Since this is an annual project and a collaboration between multiple teams, it's useful to know the start-to-finish process so everyone's aware of the dependencies between teams.
This is based on the timeline laid out in a conversation between Nicole Cohen and Geoff Hing in September 2017.
TODO: Define when this happens.
The Visuals Team makes a copy of the project code and pushes it to a new repostory on GitHub.
- Copy project code? TODO: Define whether this means copying files or forking the repo or something else.
- Push copy to a new GitHub repository.
- Create a new version of the copy spreadsheet.
- Create a testing version of the books spreadsheet that includes ISBN values for book records.
- Replace all references to the previous year with the current year.
The Arts Desk creates a new version of the books spreadsheet by copying the previous years. This happens early on in the project because staff wants to add books right away.
The arts desk shares the books spreadsheet with the visuals team. They update the app_config
module to reflect that sheet's document ID.
By early October, the Arts Desk will have reached out to staff and critics to write reviews. Staff is contacted first. Staff and reviewers will call dibs on the books they want to review a few weeks after the initial call-out.
The Arts Desk sends assignments for reviews.
The Arts Desk will add in additional fields for book records, such as ISBNs. They usually do this in one fell swoop and often use an intern to do the work.
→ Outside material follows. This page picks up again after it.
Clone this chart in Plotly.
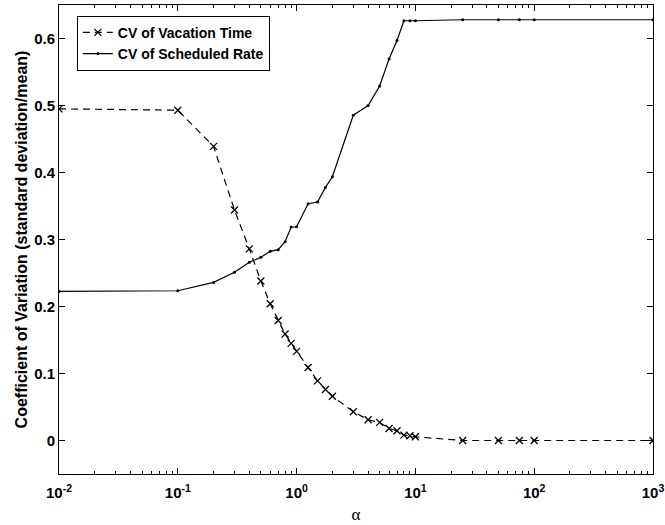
import plotly.graph_objects as go

alpha = [0.01, 0.1, 0.2, 0.3, 0.4, 0.5, 0.6, 0.7, 0.8, 0.9, 1.0, 1.25, 1.5, 1.75, 2,
         3, 4, 5, 6, 7, 8, 9, 10, 25, 50, 75, 100, 1000]
cv_vacation = [0.495, 0.493, 0.439, 0.344, 0.286, 0.238, 0.204, 0.179, 0.159, 0.145,
               0.133, 0.109, 0.089, 0.076, 0.066, 0.043, 0.031, 0.027, 0.018, 0.0145,
               0.008, 0.007, 0.0055, 0.0, 0.0, 0.0, 0.0, 0.0]
cv_rate = [0.2225, 0.2235, 0.236, 0.251, 0.266, 0.2735, 0.2824, 0.2848, 0.2967, 0.3186,
           0.319, 0.3534, 0.3559, 0.3778, 0.3936, 0.4855, 0.500, 0.529, 0.5695, 0.597,
           0.6265, 0.6265, 0.6265, 0.628, 0.628, 0.628, 0.628, 0.628]

x_tickvals = [0.01, 0.1, 1, 10, 100, 1000]
x_ticktext = ["10<sup>-2</sup>", "10<sup>-1</sup>", "10<sup>0</sup>", "10<sup>1</sup>",
              "10<sup>2</sup>", "10<sup>3</sup>"]
y_tickvals = [0, 0.1, 0.2, 0.3, 0.4, 0.5, 0.6]
y_ticktext = ["0", "0.1", "0.2", "0.3", "0.4", "0.5", "0.6"]

minor_vals = [m * d for d in x_tickvals[:-1] for m in range(2, 10)]

FAM = "Liberation Sans, Arial, sans-serif"
fnt = dict(family=FAM, size=15, color="black", weight="bold")

fig = go.Figure()
fig.add_trace(go.Scatter(
    x=alpha, y=cv_vacation, mode="lines+markers", name="CV of Vacation Time",
    line=dict(color="black", width=1.2, dash="7px,5px"),
    marker=dict(symbol="x-thin", size=7, line=dict(color="black", width=1.3)),
))
fig.add_trace(go.Scatter(
    x=alpha, y=cv_rate, mode="lines+markers", name="CV of Scheduled Rate",
    line=dict(color="black", width=1.2),
    marker=dict(symbol="circle", size=3, color="black"),
))

axis_common = dict(showline=True, linecolor="black", linewidth=1, mirror="ticks",
                   ticks="inside", tickcolor="black", showgrid=False, zeroline=False,
                   tickfont=fnt, automargin=False)

fig.update_xaxes(type="log", range=[-2, 3], tickmode="array", tickvals=x_tickvals,
                 ticktext=x_ticktext, ticklen=6, ticklabelstandoff=5,
                 minor=dict(tickmode="array", tickvals=minor_vals, ticks="inside",
                            ticklen=3, tickcolor="black", showgrid=False),
                 title=dict(text="α", font=dict(family="Liberation Serif, Times New Roman, serif",
                                                 size=17, color="black", weight="normal"),
                            standoff=8),
                 **axis_common)
fig.update_yaxes(range=[-0.05, 0.65], tickmode="array", tickvals=y_tickvals,
                 ticktext=y_ticktext, ticklen=6,
                 title=dict(text="Coefficient of Variation (standard deviation/mean)",
                            font=dict(family=FAM, size=16, color="black", weight="bold"),
                            standoff=2),
                 **axis_common)

fig.update_layout(
    width=665, height=525,
    margin=dict(l=59, r=12, t=5, b=51),
    plot_bgcolor="white", paper_bgcolor="white",
    font=fnt,
    legend=dict(x=0.03, y=0.977, xanchor="left", yanchor="top",
                bordercolor="black", borderwidth=1, bgcolor="white",
                font=dict(family=FAM, size=14, color="black", weight="bold"),
                tracegroupgap=0, itemwidth=30),
    showlegend=True,
)

fig.write_html("out.html", config={"displayModeBar": False},
               post_script="document.body.style.margin='0';document.body.style.overflow='hidden';")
Because ISBNs are required to pull cover images, the Visuals team uses a test version of the spreadsheet, usually with previous year's data to test the rig.
The Visuals Team publishes the site to staging with the most recent book list and a first pass at colors.
The Visuals Team publishes the site to staging with the most recent book list and finalized colors.
This facilitates copy editing, which is a drawn out process that goes all the way until launch.
The Visuals Team runs a script to generate the promo image, a composite of book cover images. This happens later than sharing the staging site because the book list can change.
The Arts Desk sets up a stub page in Seamus. Either the Arts Desk or Visuals emails Online Tech. to tell them to redirect the stub page to the app URL.
The Arts Desk meets to determine if the tags they have selected for the books make books easy for users to discover.
Prior to this meeting, the Visuals team generates a tag audit report and republishes the site to staging.
Before launch, the Arts Desk coordinates with the people who produce the home page and social media teams ot make a plan for launching the site.
On launch day the Arts Desk pays close attention to Chartbeat and other analytics.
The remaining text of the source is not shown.